Economic Repercussions and Recovery Outlook

WTTC’s projections, based on a pre-disruption 2026 forecast of US$207 billion in international visitor spending across the Middle East, underscore how swiftly any slowdown in travel translates into tangible economic consequences for airlines, hotels, and tourism service providers. Despite these challenges, historical data offers a beacon of hope.

Research conducted by the WTTC on past crises reveals a remarkable resilience within the tourism sector. Following security-related incidents, with appropriate and swift responses from governments and industry stakeholders, tourism demand can rebound in as little as two months.
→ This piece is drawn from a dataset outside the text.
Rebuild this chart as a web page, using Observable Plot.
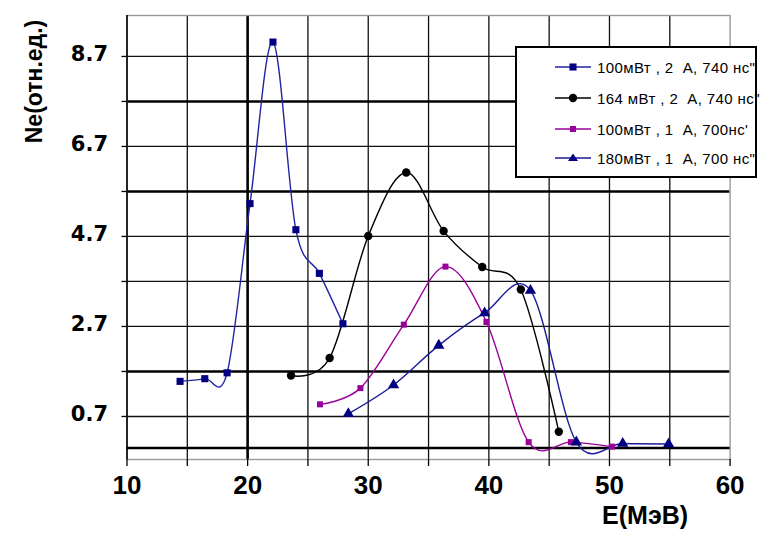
<!DOCTYPE html>
<html>
<head>
<meta charset="utf-8">
<script src="https://cdn.jsdelivr.net/npm/d3@7"></script>
<script src="https://cdn.jsdelivr.net/npm/@observablehq/plot@0.6"></script>
<style>
  body { margin: 0; background: #fff; }
  #wrap { position: relative; width: 763px; height: 538px; overflow: hidden; background: #fff; }
  #wrap > svg { position: absolute; left: 0; top: 0; }
  #legend { position: absolute; left: 515px; top: 46px; width: 238px; height: 128px;
            border: 2px solid #000; background: #fff;
            font-family: "Liberation Sans", Arial, sans-serif; font-size: 15px; color: #000; }
  .row { position: absolute; left: 0; height: 20px; display: flex; align-items: center; white-space: pre; letter-spacing: 0.4px; }
  .row svg { position: static; display: block; margin-left: 38px; margin-right: 6px; flex: none; }
</style>
</head>
<body>
<div id="wrap"></div>
<script>
// ---- data ----
const xTickLabels = [10, 20, 30, 40, 50, 60];
const xTickMarks = [10, 15, 20, 25, 30, 35, 40, 45, 50, 55, 60];
const xGrid = [15, 20, 25, 30, 35, 40, 45, 50, 55];
const xGridThick = [20];
const yTickLabels = [0.7, 2.7, 4.7, 6.7, 8.7];
const yGrid = [0.7, 1.7, 2.7, 3.7, 4.7, 5.7, 6.7, 7.7, 8.7];
const yGridThick = [1.7, 5.7, 7.7];
const yBase = [0];

const seriesNames = [
  "100мВт , 2  А, 740 нс\"",
  "164 мВт , 2  А, 740 нс\"",
  "100мВт , 1  А, 700нс'",
  "180мВт , 1  А, 700 нс\""
];
const s1E = [14.4, 16.45, 18.3, 20.2, 22.1, 24.0, 25.95, 27.9];
const s1N = [1.48, 1.54, 1.67, 5.43, 9.02, 4.85, 3.88, 2.76];
const s2E = [23.6, 26.8, 30.0, 33.15, 36.25, 39.45, 42.65, 45.8];
const s2N = [1.61, 2.00, 4.71, 6.12, 4.82, 4.02, 3.52, 0.36];
const s3E = [26.0, 29.35, 32.95, 36.4, 39.8, 43.3, 46.8, 50.2];
const s3N = [0.97, 1.33, 2.74, 4.03, 2.80, 0.13, 0.13, 0.03];
const s4E = [28.35, 32.1, 35.85, 39.65, 43.45, 47.25, 51.1, 54.9];
const s4N = [0.76, 1.40, 2.28, 3.00, 3.50, 0.13, 0.10, 0.09];

const xTitle = "E(МэВ)";
const yTitle = "Ne(отн.ед.)";

// ---- styles ----
const styles = [
  {line: "#2323a3", fill: "#000080", symbol: "square", r: 4.0},
  {line: "#000000", fill: "#000000", symbol: "circle", r: 4.2},
  {line: "#990099", fill: "#990099", symbol: "square", r: 3.4},
  {line: "#1a1a9a", fill: "#000080", symbol: "triangle", r: 4.2}
];

const toRows = (E, N) => E.map((e, i) => ({E: e, N: N[i]}));
const series = [toRows(s1E, s1N), toRows(s2E, s2N), toRows(s3E, s3N), toRows(s4E, s4N)];

const marks = [
  Plot.ruleX(xGrid.filter(d => !xGridThick.includes(d)), {x: d => d, stroke: "#111", strokeWidth: 1.3}),
  Plot.ruleX(xGridThick, {x: d => d, stroke: "#000", strokeWidth: 2.6}),
  Plot.ruleY(yGrid.filter(d => !yGridThick.includes(d)), {y: d => d, stroke: "#111", strokeWidth: 1.3}),
  Plot.ruleY(yGridThick, {y: d => d, stroke: "#000", strokeWidth: 2.4}),
  Plot.frame({stroke: "#999", strokeWidth: 1.4}),
  Plot.ruleY(yBase, {y: d => d, stroke: "#000", strokeWidth: 2.6}),
  Plot.ruleX([xTickMarks[0]], {x: d => d, stroke: "#000", strokeWidth: 1.6}),
  Plot.axisX(xTickMarks, {tickSize: 7, tickFormat: () => "", label: null, stroke: "#000", strokeWidth: 1.3}),
  Plot.axisY(yGrid, {tickSize: 5, tickFormat: () => "", label: null, stroke: "#000", strokeWidth: 1.3}),
  Plot.text(xTickLabels, {x: d => d, frameAnchor: "bottom", dy: 34, text: d => String(d),
    fontSize: 26, fontWeight: "bold", fontFamily: "Liberation Sans", fill: "#000"}),
  Plot.text(yTickLabels, {y: d => d, frameAnchor: "left", dx: -19, dy: -2, textAnchor: "end",
    text: d => d.toFixed(1), fontSize: 21, fontWeight: "bold", fontFamily: "DejaVu Sans", fill: "#000"}),
  Plot.text([xTitle], {frameAnchor: "bottom-right", dx: -85, dy: 64, textAnchor: "middle", text: d => d,
    fontSize: 25, fontWeight: "bold", fontFamily: "Liberation Sans", fill: "#000"}),
  Plot.text([yTitle], {frameAnchor: "top-left", dx: -101, dy: 66, rotate: -90, textAnchor: "middle", text: d => d,
    fontSize: 23, fontWeight: "bold", fontFamily: "Liberation Sans", fill: "#000"})
];

series.forEach((data, i) => {
  const s = styles[i];
  marks.push(Plot.line(data, {x: "E", y: "N", stroke: s.line, strokeWidth: 1.4, curve: "cardinal", tension: 0}));
});
series.forEach((data, i) => {
  const s = styles[i];
  marks.push(Plot.dot(data, {x: "E", y: "N", symbol: s.symbol, r: s.r, fill: s.fill, stroke: "none"}));
});

const chart = Plot.plot({
  width: 763,
  height: 538,
  marginLeft: 126.5,
  marginRight: 33.4,
  marginTop: 15,
  marginBottom: 79,
  x: {domain: [10, 60], axis: null, label: null},
  y: {domain: [-0.256, 9.61], axis: null, label: null},
  style: {background: "#fff", color: "#000", fontFamily: "Liberation Sans, Arial, sans-serif"},
  marks
});

const wrap = document.getElementById("wrap");
wrap.appendChild(chart);

// ---- legend (HTML overlay) ----
const legend = document.createElement("div");
legend.id = "legend";
const rowCenters = [19, 50, 81, 110];
seriesNames.forEach((name, i) => {
  const s = styles[i];
  const row = document.createElement("div");
  row.className = "row";
  row.style.top = (rowCenters[i] - 10) + "px";
  let marker;
  if (s.symbol === "square") {
    const a = s.r * 1.77;
    marker = `<rect x="${18 - a / 2}" y="${7 - a / 2}" width="${a}" height="${a}" fill="${s.fill}"/>`;
  } else if (s.symbol === "circle") {
    marker = `<circle cx="18" cy="7" r="${s.r}" fill="${s.fill}"/>`;
  } else {
    marker = `<path d="M18,2.5 L23,10 L13,10 Z" fill="${s.fill}"/>`;
  }
  row.innerHTML = `<svg width="36" height="14"><line x1="0" y1="7" x2="36" y2="7" stroke="${s.line}" stroke-width="1.4"/>${marker}</svg><span>${name.replace(/&/g,"&amp;").replace(/</g,"&lt;")}</span>`;
  legend.appendChild(row);
});
wrap.appendChild(legend);
</script>
</body>
</html>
This swift recovery is contingent on concerted efforts to restore traveler confidence.

Gloria Guevara, President and CEO of WTTC, emphasized this point: “The impact of international visitor spending across the Middle East is indeed significant, averaging around US$600 million per day. However, history consistently demonstrates that the sector possesses an inherent ability to recover quickly, particularly when governments proactively support travelers through initiatives like hotel assistance or repatriation efforts.”

She further elaborated, “Our comprehensive analysis of previous crises unequivocally shows that security-related incidents often lead to the fastest tourism recovery times. In some instances, this recovery can be achieved in as quickly as two months, provided that governments and the industry collaborate effectively to rebuild and reinforce traveler confidence.”
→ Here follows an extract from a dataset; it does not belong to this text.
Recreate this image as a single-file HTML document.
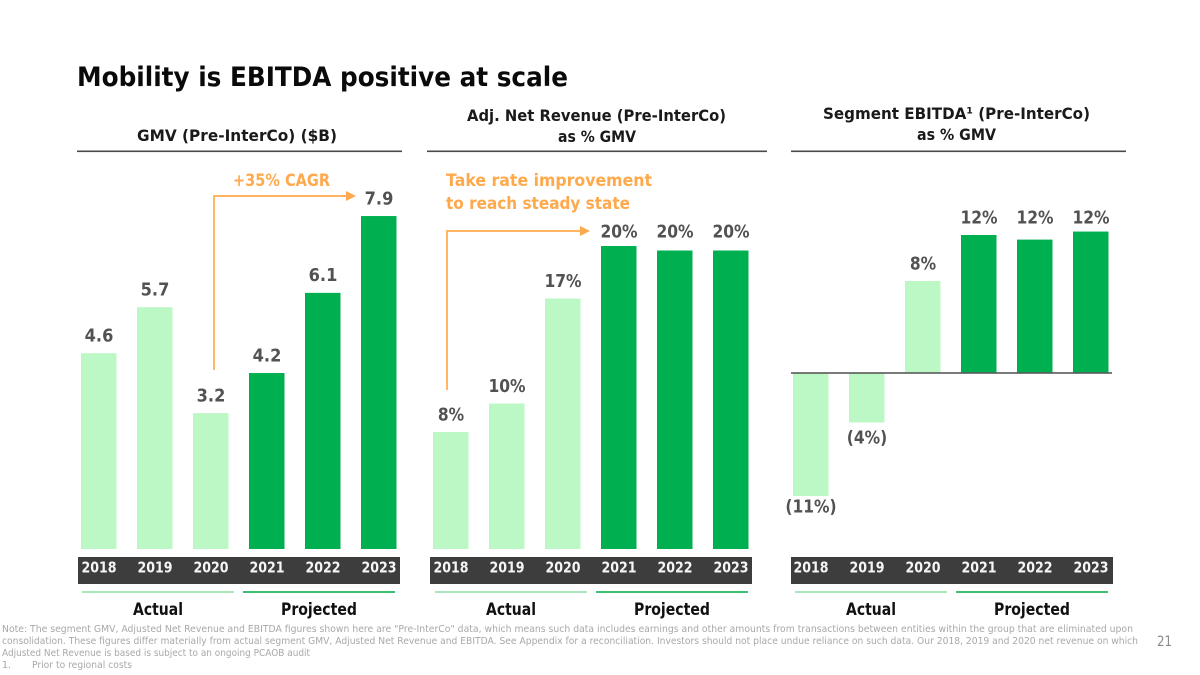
<!DOCTYPE html>
<html lang="en">
<head>
<meta charset="utf-8">
<title>Mobility is EBITDA positive at scale</title>
<style>
html,body{margin:0;padding:0;background:#fff;width:1200px;height:675px;overflow:hidden}
svg{display:block}
text{font-family:"DejaVu Sans","Liberation Sans",sans-serif}
.b{font-weight:700}
.head{font-size:16px;font-weight:700;fill:#1a1a1a}
.orange{font-size:17px;font-weight:700;fill:#ffa94d}
.group{font-size:16.5px;font-weight:700;fill:#111}
.note{font-size:9.5px;fill:#a8a8a8}
</style>
</head>
<body>
<svg id="slide" width="1200" height="675" viewBox="0 0 1200 675" xmlns="http://www.w3.org/2000/svg">
<text class="b" x="77" y="86" font-size="27" fill="#0a0a0a" textLength="491" lengthAdjust="spacingAndGlyphs">Mobility is EBITDA positive at scale</text>

<text class="head" x="137" y="141" textLength="200" lengthAdjust="spacingAndGlyphs">GMV (Pre-InterCo) ($B)</text>
<text class="head" x="467" y="121" textLength="259" lengthAdjust="spacingAndGlyphs">Adj. Net Revenue (Pre-InterCo)</text>
<text class="head" x="558" y="142" textLength="78" lengthAdjust="spacingAndGlyphs">as % GMV</text>
<text class="head" x="823" y="119" textLength="267" lengthAdjust="spacingAndGlyphs">Segment EBITDA¹ (Pre-InterCo)</text>
<text class="head" x="917" y="140" textLength="79" lengthAdjust="spacingAndGlyphs">as % GMV</text>

<rect x="77" y="150.5" width="325" height="1.6" fill="#4a4a4a"/>
<rect x="427" y="150.5" width="340" height="1.6" fill="#4a4a4a"/>
<rect x="791" y="150.5" width="335" height="1.6" fill="#4a4a4a"/>

<g id="charts"></g>

<g>
<text class="orange" x="233" y="186" textLength="97" lengthAdjust="spacingAndGlyphs">+35% CAGR</text>
<path d="M214 370V196H347" fill="none" stroke="#ffa94d" stroke-width="1.7"/>
<path d="M346 191L356 196L346 201Z" fill="#ffa94d"/>
</g>
<g>
<text class="orange" x="446" y="186" textLength="206" lengthAdjust="spacingAndGlyphs">Take rate improvement</text>
<text class="orange" x="446" y="209" textLength="184" lengthAdjust="spacingAndGlyphs">to reach steady state</text>
<path d="M447 390V231H581" fill="none" stroke="#ffa94d" stroke-width="1.7"/>
<path d="M580 226L590 231L580 236Z" fill="#ffa94d"/>
</g>

<g>
<text class="note" x="2" y="632" textLength="1131" lengthAdjust="spacingAndGlyphs">Note: The segment GMV, Adjusted Net Revenue and EBITDA figures shown here are "Pre-InterCo" data, which means such data includes earnings and other amounts from transactions between entities within the group that are eliminated upon</text>
<text class="note" x="2" y="644" textLength="1136" lengthAdjust="spacingAndGlyphs">consolidation. These figures differ materially from actual segment GMV, Adjusted Net Revenue and EBITDA. See Appendix for a reconciliation. Investors should not place undue reliance on such data. Our 2018, 2019 and 2020 net revenue on which</text>
<text class="note" x="2" y="656" textLength="308" lengthAdjust="spacingAndGlyphs">Adjusted Net Revenue is based is subject to an ongoing PCAOB audit</text>
<text class="note" x="2" y="668">1.</text>
<text class="note" x="32" y="668" textLength="100" lengthAdjust="spacingAndGlyphs">Prior to regional costs</text>
</g>
<text x="1157" y="646" font-size="14" fill="#8a8a8a" textLength="15" lengthAdjust="spacingAndGlyphs">21</text>
</svg>
<script>
var years = ['2018', '2019', '2020', '2021', '2022', '2023'];
var groupLabels = ['Actual', 'Projected'];

var gmvValues = [4.64, 5.73, 3.22, 4.17, 6.07, 7.89];
var gmvPrinted = [4.6, 5.7, 3.2, 4.2, 6.1, 7.9];

var revenueValues = [7.8, 9.7, 16.7, 20.2, 19.9, 19.9];
var revenuePrinted = [8, 10, 17, 20, 20, 20];

var ebitdaValues = [-10.7, -4.3, 8, 12, 11.6, 12.3];
var ebitdaPrinted = [-11, -4, 8, 12, 12, 12];

var NS = 'http://www.w3.org/2000/svg';
var root = document.getElementById('charts');

function make(tag, parent) {
  var el = document.createElementNS(NS, tag);
  parent.appendChild(el);
  return el;
}
function setAll(el, o) {
  for (var k in o) el.setAttribute(k, o[k]);
}
function condense(el, factor) {
  var w = el.getComputedTextLength();
  el.setAttribute('textLength', (w * factor).toFixed(1));
  el.setAttribute('lengthAdjust', 'spacingAndGlyphs');
}
function fmtNumber(v) {
  return v.toFixed(1);
}
function fmtPercent(v) {
  return v < 0 ? '(' + Math.abs(v) + '%)' : v + '%';
}

function drawChart(cfg) {
  var g = make('g', root);
  
  

  function xAt(i) { return cfg.firstBar + i * 56; }
  function yAt(v) { return cfg.zeroY - v * cfg.scale; }

  cfg.values.forEach(function (v, i) {
    var r = make('rect', g);
    
    
    var top = Math.min(yAt(v), cfg.zeroY);
    setAll(r, { x: xAt(i), y: top, width: 35.5, height: Math.abs(yAt(v) - cfg.zeroY), fill: i < 3 ? '#bbf8c6' : '#00b050' });
  });

  cfg.printed.forEach(function (v, i) {
    var t = make('text', g);
    
    
    var y;
    if (v < 0) {
      y = yAt(cfg.values[i]) + 24 - 0.7 * Math.abs(v);
    } else {
      /* bars printing the same rounded value share one label height */
      var sum = 0, n = 0;
      cfg.printed.forEach(function (p, j) {
        if (p === v) { sum += yAt(cfg.values[j]); n++; }
      });
      y = sum / n - 11.7;
    }
    setAll(t, { x: xAt(i) + 18, y: y, 'text-anchor': 'middle', 'font-size': 18, 'font-weight': 700, fill: '#525252' });
    t.textContent = cfg.format(v);
    condense(t, cfg.labelFit);
  });

  if (cfg.zeroLine) {
    var z = make('rect', g);
    
    
    setAll(z, { x: cfg.bandX, y: cfg.zeroY - 0.8, width: 321, height: 1.6, fill: '#5a5a5a' });
  }

  var band = make('rect', g);
  
  
  setAll(band, { x: cfg.bandX, y: 557, width: 322, height: 27, fill: '#3d3d3d' });

  years.forEach(function (y, i) {
    var t = make('text', g);
    
    
    setAll(t, { x: xAt(i) + 18, y: 572.5, 'text-anchor': 'middle', 'font-size': 15, 'font-weight': 700, fill: '#f5f5f5' });
    t.textContent = y;
    condense(t, 0.84);
  });

  var actualLine = make('rect', g);
  
  
  setAll(actualLine, { x: cfg.bracketX, y: 591, width: 152, height: 2, fill: '#a9e8bb' });

  var projectedLine = make('rect', g);
  
  
  setAll(projectedLine, { x: cfg.bracketX + 161, y: 591, width: 152, height: 2, fill: '#3fbf73' });

  var actualText = make('text', g);
  
  
  setAll(actualText, { x: cfg.bracketX + 51, y: 615, 'class': 'group', textLength: 50, lengthAdjust: 'spacingAndGlyphs' });
  actualText.textContent = groupLabels[0];

  var projectedText = make('text', g);
  
  
  setAll(projectedText, { x: cfg.bracketX + 199, y: 615, 'class': 'group', textLength: 76, lengthAdjust: 'spacingAndGlyphs' });
  projectedText.textContent = groupLabels[1];
}

drawChart({ name: 'gmv-chart', values: gmvValues, printed: gmvPrinted, firstBar: 81, bandX: 78, bracketX: 82, zeroY: 549, scale: 42.2, format: fmtNumber, labelFit: 0.9 });
drawChart({ name: 'net-revenue-chart', values: revenueValues, printed: revenuePrinted, firstBar: 433, bandX: 430, bracketX: 435, zeroY: 549, scale: 15, format: fmtPercent, labelFit: 0.86 });
drawChart({ name: 'ebitda-chart', values: ebitdaValues, printed: ebitdaPrinted, firstBar: 793, bandX: 791, bracketX: 795, zeroY: 373, scale: 11.5, format: fmtPercent, labelFit: 0.86, zeroLine: true });
</script>
</body>
</html>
Regional Impact and Future Projections

Recent estimates from the Gulf Cooperation Council (GCC) paint a stark picture of the broader financial implications, suggesting the total economic impact of the regional situation could ultimately reach billions. During an April 2026 meeting, Secretary-General Jasem Albudaiwi indicated a potential decline in tourist numbers ranging from 8 million to 19 million in 2026, with corresponding revenue losses projected between US$13 billion and US$32 billion.

Albudaiwi remarked, “The developments we are witnessing today have undeniably cast a shadow over the vital tourism sector, influencing travel patterns, the pace of tourism activity, and the stability of related markets.”

Independent data from Smith Travel Research (STR) corroborates the immediate effects, showing a sharp decline in hotel occupancy across parts of the Middle East in March, with some destinations recording levels as low as 21%.

To navigate these turbulent times, Guevara highlighted the critical importance of clear communication, robust coordination between the public and private sectors, and the implementation of stringent measures to reinforce safety and security. These actions, she asserted, will be paramount in restoring traveler confidence and fostering a robust recovery for the region’s tourism industry.